The group revenue, all from Métier's operations as the 100 percent subsidiary of SepHold, increased 23.9 percent to R786 million from R634m.

Group net profit after tax firmed to R45m from R20m.

Métier’s net profit after tax increased to R30m from R17m. At SepCem, net profit after tax increased strongly to R82m from R44m.

SepCem’s 36 percent equity – accounted profit to the group came to R29m (R16m). SepCem is a subsidiary of Dangote Cement.

Chief executive Neil Crafford-Lazarus said industry experts projected that demand for residential buildings would decline as interest rates were increased.

Owing to the cyclicality of the construction industry, the demand for building materials was expected to remain low or decline depending on the magnitude of economic contraction.

On mixed concrete demand, the government’s high debt levels appeared to have limited its ability to implement planned infrastructure projects.

In addition, the private infrastructure investors’ confidence in South Africa’s economic growth and business prospects had continued to ebb, he said.

The excess supply of non-residential properties and the reintroduction of load shedding since November 2021 had further entrenched apathy towards private construction projects, as reflected in the decline in non-residential building plans.

“These factors are expected to impact the mixed-concrete sector’s future performance negatively. The group will focus on cost management to sustain the gains from the numerous initiatives in the 2022 financial year. SepCem and Métier will continue to strengthen their balance sheets by reducing debt whilst seeking diversification opportunities in the construction value chain,” he said.

Métier and SepCem increased their net profit by double digits during the past year, with the year-on-year improvement in profitability mainly due to improved revenues and lower finance expenses.

“As we began the 2023 financial year, we recognised the headwinds against macro-economic growth and our industry. We remain vigilant in managing costs and agile in our sales approach to support profitability and maintain our market share,” he said.

Métier sales volumes increased by 18 percent year on year, albeit from the anomalously low comparative base due to pandemic-related restrictions in 2021.

“Management estimated the mixed-concrete sector demand to be slightly below pre-Covid-19 levels by year-end, emphasising the challenge of supplying ready-mixed concrete to a stagnant market,” he said.

Métier established its first plant at Bellville in the Western Cape and it started supplying customers in September 2021.

Demand in KwaZulu-Natal reverted to pre-Covid-19 levels during the year characterised by increased competition from independent ready-mix producers resulting in flat sales volumes.

The Gauteng-based operations experienced aggressive pricing from vertically integrated competitors as demand declined.
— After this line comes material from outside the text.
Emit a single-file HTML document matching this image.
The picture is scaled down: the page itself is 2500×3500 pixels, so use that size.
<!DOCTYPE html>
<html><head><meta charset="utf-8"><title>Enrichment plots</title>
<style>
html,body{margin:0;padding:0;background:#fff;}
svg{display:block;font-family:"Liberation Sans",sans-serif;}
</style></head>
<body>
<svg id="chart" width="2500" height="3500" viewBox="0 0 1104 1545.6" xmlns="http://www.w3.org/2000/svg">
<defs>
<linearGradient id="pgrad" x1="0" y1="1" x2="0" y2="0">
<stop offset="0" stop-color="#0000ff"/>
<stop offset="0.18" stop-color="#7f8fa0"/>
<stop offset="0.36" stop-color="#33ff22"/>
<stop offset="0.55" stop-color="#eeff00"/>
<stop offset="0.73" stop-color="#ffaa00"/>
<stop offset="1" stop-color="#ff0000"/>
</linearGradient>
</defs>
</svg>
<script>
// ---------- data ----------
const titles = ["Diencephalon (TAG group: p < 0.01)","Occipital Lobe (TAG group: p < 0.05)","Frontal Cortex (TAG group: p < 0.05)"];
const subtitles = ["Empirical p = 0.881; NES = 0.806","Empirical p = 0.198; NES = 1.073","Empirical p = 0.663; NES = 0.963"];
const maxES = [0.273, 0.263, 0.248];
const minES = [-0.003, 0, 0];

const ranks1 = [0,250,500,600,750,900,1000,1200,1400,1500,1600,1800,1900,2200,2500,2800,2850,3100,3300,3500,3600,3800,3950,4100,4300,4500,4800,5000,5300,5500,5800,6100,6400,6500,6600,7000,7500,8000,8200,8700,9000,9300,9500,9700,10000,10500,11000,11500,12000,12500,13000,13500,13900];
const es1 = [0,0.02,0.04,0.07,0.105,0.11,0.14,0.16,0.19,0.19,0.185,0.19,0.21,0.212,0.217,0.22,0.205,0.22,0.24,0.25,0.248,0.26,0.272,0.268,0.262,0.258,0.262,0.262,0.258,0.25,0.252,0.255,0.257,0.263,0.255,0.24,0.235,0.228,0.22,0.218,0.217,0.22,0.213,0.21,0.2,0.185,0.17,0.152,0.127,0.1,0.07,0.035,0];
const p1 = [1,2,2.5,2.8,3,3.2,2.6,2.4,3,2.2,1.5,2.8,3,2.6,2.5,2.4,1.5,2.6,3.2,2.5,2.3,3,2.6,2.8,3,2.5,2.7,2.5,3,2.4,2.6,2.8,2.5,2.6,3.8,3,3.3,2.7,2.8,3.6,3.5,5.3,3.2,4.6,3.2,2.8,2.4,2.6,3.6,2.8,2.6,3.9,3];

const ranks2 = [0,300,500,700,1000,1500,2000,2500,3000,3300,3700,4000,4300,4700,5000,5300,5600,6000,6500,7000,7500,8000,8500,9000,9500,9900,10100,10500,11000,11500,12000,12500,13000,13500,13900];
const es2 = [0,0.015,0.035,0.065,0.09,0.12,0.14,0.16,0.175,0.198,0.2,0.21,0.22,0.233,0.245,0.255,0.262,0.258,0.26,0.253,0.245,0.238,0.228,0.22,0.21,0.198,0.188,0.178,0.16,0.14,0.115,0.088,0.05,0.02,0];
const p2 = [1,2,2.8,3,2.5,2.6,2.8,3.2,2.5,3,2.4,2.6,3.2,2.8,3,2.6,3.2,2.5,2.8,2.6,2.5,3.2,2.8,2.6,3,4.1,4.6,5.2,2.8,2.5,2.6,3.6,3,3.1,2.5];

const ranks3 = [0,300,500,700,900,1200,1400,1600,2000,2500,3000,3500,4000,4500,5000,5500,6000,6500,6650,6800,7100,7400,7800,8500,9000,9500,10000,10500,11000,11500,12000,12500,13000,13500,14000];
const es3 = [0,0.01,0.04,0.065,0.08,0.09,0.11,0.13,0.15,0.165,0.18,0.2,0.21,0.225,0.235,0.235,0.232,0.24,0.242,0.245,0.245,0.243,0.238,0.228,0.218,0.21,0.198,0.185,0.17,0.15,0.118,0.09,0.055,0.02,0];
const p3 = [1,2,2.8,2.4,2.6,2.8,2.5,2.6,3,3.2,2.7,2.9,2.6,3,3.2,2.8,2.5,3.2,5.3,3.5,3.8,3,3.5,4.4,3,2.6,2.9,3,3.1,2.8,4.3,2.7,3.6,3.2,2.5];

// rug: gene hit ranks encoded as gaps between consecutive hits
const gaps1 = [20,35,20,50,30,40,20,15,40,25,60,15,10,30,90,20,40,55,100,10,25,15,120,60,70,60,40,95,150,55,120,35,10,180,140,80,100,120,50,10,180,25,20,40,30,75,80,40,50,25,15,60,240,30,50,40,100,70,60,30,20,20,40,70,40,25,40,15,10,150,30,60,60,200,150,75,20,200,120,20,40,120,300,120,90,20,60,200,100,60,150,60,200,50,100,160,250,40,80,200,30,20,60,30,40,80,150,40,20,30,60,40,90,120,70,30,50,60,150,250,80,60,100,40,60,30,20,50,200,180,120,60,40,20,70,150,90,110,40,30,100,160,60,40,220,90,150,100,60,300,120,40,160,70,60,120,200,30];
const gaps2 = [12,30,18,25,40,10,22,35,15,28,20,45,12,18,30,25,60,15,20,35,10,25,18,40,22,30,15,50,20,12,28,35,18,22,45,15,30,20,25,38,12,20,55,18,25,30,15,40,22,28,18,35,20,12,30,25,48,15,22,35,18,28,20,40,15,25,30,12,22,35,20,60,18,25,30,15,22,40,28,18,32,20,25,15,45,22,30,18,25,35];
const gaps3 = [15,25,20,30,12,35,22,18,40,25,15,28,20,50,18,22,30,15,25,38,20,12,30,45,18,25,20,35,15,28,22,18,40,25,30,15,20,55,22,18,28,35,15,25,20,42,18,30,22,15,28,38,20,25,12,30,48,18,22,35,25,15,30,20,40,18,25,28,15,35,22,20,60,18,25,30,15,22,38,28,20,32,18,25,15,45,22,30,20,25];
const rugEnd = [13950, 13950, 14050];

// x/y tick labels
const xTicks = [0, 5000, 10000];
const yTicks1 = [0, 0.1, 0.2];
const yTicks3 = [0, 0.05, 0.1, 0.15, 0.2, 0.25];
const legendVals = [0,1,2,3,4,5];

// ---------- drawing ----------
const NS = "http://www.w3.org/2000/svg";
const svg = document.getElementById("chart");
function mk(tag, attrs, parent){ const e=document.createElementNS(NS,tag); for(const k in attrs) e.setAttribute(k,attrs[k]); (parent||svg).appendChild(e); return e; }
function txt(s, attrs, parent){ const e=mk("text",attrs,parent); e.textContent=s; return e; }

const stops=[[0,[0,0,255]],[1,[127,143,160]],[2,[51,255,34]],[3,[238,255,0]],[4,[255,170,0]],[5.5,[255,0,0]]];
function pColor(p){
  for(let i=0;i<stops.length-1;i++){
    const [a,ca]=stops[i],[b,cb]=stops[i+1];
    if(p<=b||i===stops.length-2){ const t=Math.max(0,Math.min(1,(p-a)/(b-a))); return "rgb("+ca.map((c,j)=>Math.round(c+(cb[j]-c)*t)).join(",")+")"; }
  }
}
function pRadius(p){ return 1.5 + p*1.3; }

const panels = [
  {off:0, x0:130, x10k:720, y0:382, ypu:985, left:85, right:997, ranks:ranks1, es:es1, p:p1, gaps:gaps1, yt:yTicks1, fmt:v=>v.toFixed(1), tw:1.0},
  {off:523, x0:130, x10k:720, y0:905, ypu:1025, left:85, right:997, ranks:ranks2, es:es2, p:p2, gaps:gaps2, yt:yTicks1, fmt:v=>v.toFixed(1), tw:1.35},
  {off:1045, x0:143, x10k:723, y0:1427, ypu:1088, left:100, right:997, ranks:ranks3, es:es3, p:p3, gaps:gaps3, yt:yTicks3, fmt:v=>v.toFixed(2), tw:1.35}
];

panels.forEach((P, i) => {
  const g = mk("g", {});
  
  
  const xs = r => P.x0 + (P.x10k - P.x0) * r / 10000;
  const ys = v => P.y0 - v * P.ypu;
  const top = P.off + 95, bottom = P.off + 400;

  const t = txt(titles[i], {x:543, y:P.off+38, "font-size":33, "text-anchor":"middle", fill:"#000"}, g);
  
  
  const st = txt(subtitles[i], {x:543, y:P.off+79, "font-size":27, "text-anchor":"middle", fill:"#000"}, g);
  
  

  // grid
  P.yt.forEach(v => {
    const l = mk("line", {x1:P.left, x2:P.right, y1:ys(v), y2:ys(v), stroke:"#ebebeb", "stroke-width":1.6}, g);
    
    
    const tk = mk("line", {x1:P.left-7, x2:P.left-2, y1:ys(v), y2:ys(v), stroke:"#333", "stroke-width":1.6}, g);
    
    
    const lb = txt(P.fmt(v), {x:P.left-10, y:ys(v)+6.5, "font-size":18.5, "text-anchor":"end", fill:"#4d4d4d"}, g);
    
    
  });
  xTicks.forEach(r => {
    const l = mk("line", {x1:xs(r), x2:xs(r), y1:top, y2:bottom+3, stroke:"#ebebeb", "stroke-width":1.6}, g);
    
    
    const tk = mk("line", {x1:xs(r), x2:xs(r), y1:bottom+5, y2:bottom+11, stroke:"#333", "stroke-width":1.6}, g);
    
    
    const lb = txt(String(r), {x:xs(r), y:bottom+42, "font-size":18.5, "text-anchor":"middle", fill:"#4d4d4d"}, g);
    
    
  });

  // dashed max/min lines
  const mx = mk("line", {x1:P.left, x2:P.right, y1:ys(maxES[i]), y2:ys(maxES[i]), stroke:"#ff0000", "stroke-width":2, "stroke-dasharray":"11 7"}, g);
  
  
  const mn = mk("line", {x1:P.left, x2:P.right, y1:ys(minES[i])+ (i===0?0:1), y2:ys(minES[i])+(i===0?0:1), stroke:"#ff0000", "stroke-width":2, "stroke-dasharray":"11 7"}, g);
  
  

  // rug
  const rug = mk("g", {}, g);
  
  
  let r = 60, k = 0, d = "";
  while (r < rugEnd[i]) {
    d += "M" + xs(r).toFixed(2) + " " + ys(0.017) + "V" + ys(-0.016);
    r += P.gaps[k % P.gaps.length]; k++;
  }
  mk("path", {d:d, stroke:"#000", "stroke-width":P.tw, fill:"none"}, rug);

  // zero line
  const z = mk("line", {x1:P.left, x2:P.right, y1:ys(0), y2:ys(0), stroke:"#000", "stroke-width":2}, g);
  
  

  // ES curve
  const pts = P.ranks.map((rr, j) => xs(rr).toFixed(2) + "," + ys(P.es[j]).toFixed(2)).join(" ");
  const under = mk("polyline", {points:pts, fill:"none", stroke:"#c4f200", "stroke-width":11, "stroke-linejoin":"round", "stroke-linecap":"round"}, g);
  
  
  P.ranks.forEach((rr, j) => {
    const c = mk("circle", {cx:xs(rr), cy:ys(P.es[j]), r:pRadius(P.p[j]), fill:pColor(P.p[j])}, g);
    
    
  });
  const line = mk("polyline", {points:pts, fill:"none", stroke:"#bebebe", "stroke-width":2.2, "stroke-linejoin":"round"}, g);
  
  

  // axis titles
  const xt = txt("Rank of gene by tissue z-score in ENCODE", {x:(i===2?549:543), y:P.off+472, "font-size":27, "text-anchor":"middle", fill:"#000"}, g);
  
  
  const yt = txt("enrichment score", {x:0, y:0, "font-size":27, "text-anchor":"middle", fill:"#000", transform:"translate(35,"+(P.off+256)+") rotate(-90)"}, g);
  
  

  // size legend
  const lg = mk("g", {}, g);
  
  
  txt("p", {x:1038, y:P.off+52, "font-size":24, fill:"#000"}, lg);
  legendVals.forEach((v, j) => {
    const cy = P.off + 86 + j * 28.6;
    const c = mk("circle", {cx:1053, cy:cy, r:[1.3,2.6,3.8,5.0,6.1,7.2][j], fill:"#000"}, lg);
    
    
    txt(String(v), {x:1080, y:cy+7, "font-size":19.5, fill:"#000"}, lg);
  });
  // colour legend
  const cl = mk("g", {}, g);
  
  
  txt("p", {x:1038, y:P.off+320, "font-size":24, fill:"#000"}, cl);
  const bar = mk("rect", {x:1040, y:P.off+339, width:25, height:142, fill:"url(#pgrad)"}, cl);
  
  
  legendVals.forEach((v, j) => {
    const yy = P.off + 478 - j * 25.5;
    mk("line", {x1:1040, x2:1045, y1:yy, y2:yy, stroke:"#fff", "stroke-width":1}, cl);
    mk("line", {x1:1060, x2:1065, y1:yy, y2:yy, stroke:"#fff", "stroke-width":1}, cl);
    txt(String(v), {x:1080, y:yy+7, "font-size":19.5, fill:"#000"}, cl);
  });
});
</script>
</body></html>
The sales were 10 percent below volumes in 2021, mainly due to the continued low demand in the province.

Overall, integrated ready-mix producers continued to close plants in KZN and Gauteng, but were immediately replaced by highly competitive independent ready-mix producers with lower cost bases.

The cement industry’s application for a safeguard tariff against cement imports from the International Trade Administration Commission of South Africa had continued to stall.

SepCem’s Ebitda was 2 percent lower at R375.4m due to the insourcing of clinker in the first quarter of 2021 caused by a shortage at SepCem.

In January 2022, the SepHold Audit and Risk Committee successfully motivated for Crafford-Lazarus to continue the dual chief executive and finance director roles until December 31, 2022.